PERSPEKTIF ATAS FILSAFAT SAINS

Terdapat cukup alasan yang baik untuk belajar filsafat, khususnya apabila ada pertanyaan-pertanyaan rasional yang tidak dapat atau seyogyanya tidak dijawab oleh ilmu atau cabang-cabang ilmu. Filsafat diartikan dalam bahasa Yunani “Philosophia”, yang lazim diterjemahkan sebagai cinta kearifan. Akar katanya ialah philos (philia, cinta) dan Sophia (kearifan). Menurut pengertiannya semula dari zaman Yunani Kuno itu filsafat berarti cinta kearifan. Namun cakupan pengertian Sophia yang semula itu ternyata luas sekali.
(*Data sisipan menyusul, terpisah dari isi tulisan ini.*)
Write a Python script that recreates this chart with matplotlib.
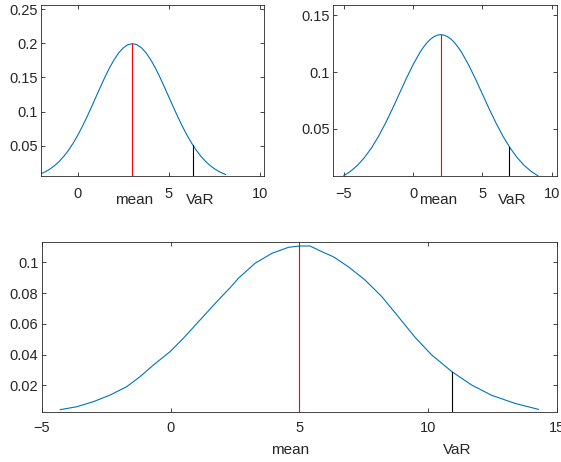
import matplotlib
matplotlib.use("Agg")
import matplotlib.pyplot as plt
import matplotlib.transforms as mtransforms

## DATA
# first distribution (mean 3)
x1 = [-2.0, -1.75, -1.5, -1.25, -1.0, -0.75, -0.5, -0.25, 0.0, 0.25, 0.5,
      0.75, 1.0, 1.25, 1.5, 1.75, 2.0, 2.25, 2.5, 2.75, 3.0, 3.25, 3.5, 3.75,
      4.0, 4.25, 4.5, 4.75, 5.0, 5.25, 5.5, 5.75, 6.0, 6.25, 6.5, 6.75, 7.0,
      7.25, 7.5, 7.75, 8.0, 8.1]
y1 = [0.0088, 0.0119, 0.0159, 0.0209, 0.0270, 0.0344, 0.0431, 0.0533, 0.0648,
      0.0775, 0.0913, 0.1059, 0.1210, 0.1360, 0.1506, 0.1641, 0.1760, 0.1859,
      0.1933, 0.1979, 0.1995, 0.1979, 0.1933, 0.1859, 0.1760, 0.1641, 0.1506,
      0.1360, 0.1210, 0.1059, 0.0913, 0.0775, 0.0648, 0.0533, 0.0431, 0.0344,
      0.0270, 0.0209, 0.0159, 0.0119, 0.0088, 0.0077]
mean1, mean1_pdf = 3.0, 0.1995
var1, var1_pdf = 6.29, 0.0516

# second distribution (mean 2)
x2 = [-5.0, -4.5, -4.0, -3.5, -3.0, -2.5, -2.0, -1.5, -1.0, -0.5, 0.0, 0.5,
      0.75, 1.0, 1.25, 1.5, 1.75, 2.0, 2.25, 2.5, 2.75, 3.0, 3.25, 3.5, 4.0,
      4.5, 5.0, 5.5, 6.0, 6.5, 7.0, 7.5, 8.0, 8.5, 9.0]
y2 = [0.0087, 0.0127, 0.0180, 0.0248, 0.0332, 0.0432, 0.0547, 0.0673, 0.0807,
      0.0940, 0.1065, 0.1174, 0.1219, 0.1258, 0.1289, 0.1311, 0.1325, 0.1330,
      0.1325, 0.1311, 0.1289, 0.1258, 0.1219, 0.1174, 0.1065, 0.0940, 0.0807,
      0.0673, 0.0547, 0.0432, 0.0332, 0.0248, 0.0180, 0.0127, 0.0087]
mean2, mean2_pdf = 2.0, 0.1330
var2, var2_pdf = 6.93, 0.0344

# combined (empirical) distribution
x3 = [-4.29, -3.65, -3.0, -2.35, -1.71, -1.19, -0.67, -0.02, 0.49, 1.14, 1.79,
      2.31, 2.63, 3.28, 3.93, 4.57, 5.0, 5.41, 5.87, 6.32, 6.90, 7.55, 8.20,
      8.84, 9.49, 10.14, 10.92, 11.69, 12.47, 13.37, 14.28]
y3 = [0.0043, 0.0062, 0.0095, 0.0138, 0.0192, 0.0257, 0.0333, 0.0420, 0.0506,
      0.0625, 0.0744, 0.0835, 0.0896, 0.0994, 0.1058, 0.1097, 0.1106, 0.1106,
      0.1069, 0.1036, 0.0971, 0.0885, 0.0777, 0.0647, 0.0513, 0.0398, 0.0290,
      0.0203, 0.0136, 0.0084, 0.0045]
mean3, mean3_pdf = 5.0, 0.1106
var3, var3_pdf = 10.94, 0.0290

BLUE = "#0072BD"
AXCOL = "#262626"

plt.rcParams["font.family"] = ["Liberation Sans", "DejaVu Sans"]

fig = plt.figure(figsize=(5.61, 4.62), dpi=100)


def style_axes(ax, xpad):
    for s in ax.spines.values():
        s.set_color(AXCOL)
        s.set_linewidth(0.6)
    ax.tick_params(direction="in", length=3, width=0.6, color=AXCOL,
                   labelcolor=AXCOL, top=True, right=True, labelsize=10.5)
    ax.tick_params(axis="x", pad=xpad)
    ax.tick_params(axis="y", pad=2.5)


def draw_panel(ax, x, y, m, m_pdf, v, v_pdf, mean_lbl_x, var_lbl_x, lbl_y, xpad):
    ax.plot(x, y, color=BLUE, lw=0.8)
    ax.plot([m, m], [0, m_pdf], color="red", lw=0.8)
    ax.plot([v, v], [0, v_pdf], color="black", lw=0.8)
    trans = mtransforms.blended_transform_factory(ax.transData, ax.transAxes)
    ax.text(mean_lbl_x, lbl_y, "mean", transform=trans, ha="center", va="center",
            fontsize=11, color=AXCOL)
    ax.text(var_lbl_x, lbl_y, "VaR", transform=trans, ha="center", va="center",
            fontsize=11, color=AXCOL)
    style_axes(ax, xpad)


## Top left
ax1 = fig.add_axes([0.0731, 0.619, 0.3975, 0.370])
draw_panel(ax1, x1, y1, mean1, mean1_pdf, var1, var1_pdf, 3.07, 6.7, -0.14, 8)
ax1.set_xlim(-2.0, 10.2)
ax1.set_ylim(0.0055, 0.256)
ax1.set_xticks([0, 5, 10])
ax1.set_yticks([0.05, 0.1, 0.15, 0.2, 0.25])
ax1.set_yticklabels(["0.05", "0.1", "0.15", "0.2", "0.25"])

## Top right
ax2 = fig.add_axes([0.5936, 0.619, 0.3993, 0.370])
draw_panel(ax2, x2, y2, mean2, mean2_pdf, var2, var2_pdf, 1.82, 7.15, -0.14, 8)
ax2.set_xlim(-5.77, 10.38)
ax2.set_ylim(0.0085, 0.159)
ax2.set_xticks([-5, 0, 5, 10])
ax2.set_yticks([0.05, 0.1, 0.15])
ax2.set_yticklabels(["0.05", "0.1", "0.15"])

## Bottom
ax3 = fig.add_axes([0.0747, 0.1076, 0.918, 0.368])
draw_panel(ax3, x3, y3, mean3, mean3_pdf, var3, var3_pdf, 4.65, 11.11, -0.22, 6)
ax3.set_xlim(-5, 15)
ax3.set_ylim(0.0026, 0.113)
ax3.set_xticks([-5, 0, 5, 10, 15])
ax3.set_yticks([0.02, 0.04, 0.06, 0.08, 0.1])
ax3.set_yticklabels(["0.02", "0.04", "0.06", "0.08", "0.1"])

fig.savefig("out.png", dpi=100)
Dahulu Sophia tidak hanya berarti kearifan saja melainkan meliputi pula kebenaran pertama, pengetahuan luas, kebajikan intelektual, pertimbangan sehat sampai kepandaian pengrajin dan bahkan kecerdikan dalam memutuskan soal-soal praktis. Menurut sejarah kelahiran istilahnya, filsafat terwujud sebagai sikap yang ditauladankan oleh Socrates. Yaitu sikap seorang cinta kebijaksanaan yang mendorong piker seseorang untuk terus menerus maju dan mencari kepuasan pikiran, tidak merasa dirinya ahli, tidak menyerah kepada kemalasan, terus menerus mengembangkan penalarannya untuk mendapatkan kebenaran.11 Filsafat timbul karena manusia merasa kagum dan heran. Pada tahap awalnya kekaguman atau keheranan itu terarah pada gejala-gejala alam. Dalam perkembangan lebih lanjut, karena persoalan manusia semakin kompleks maka tidak semuanya dapat dijawab oleh filsafat secara memuaskan. Sebelum abad ke 17 ilmu pengetahuanadalah identik dengan filsafat. Pendapat tersebut sejalan dengan pemikiran Van Peursen yang mengemukakan bahwa dahulu ilmu merupakan bagian dari filsafat, sehingga definisi tentang ilmu bergantung pada sistem filsafat yang dianut.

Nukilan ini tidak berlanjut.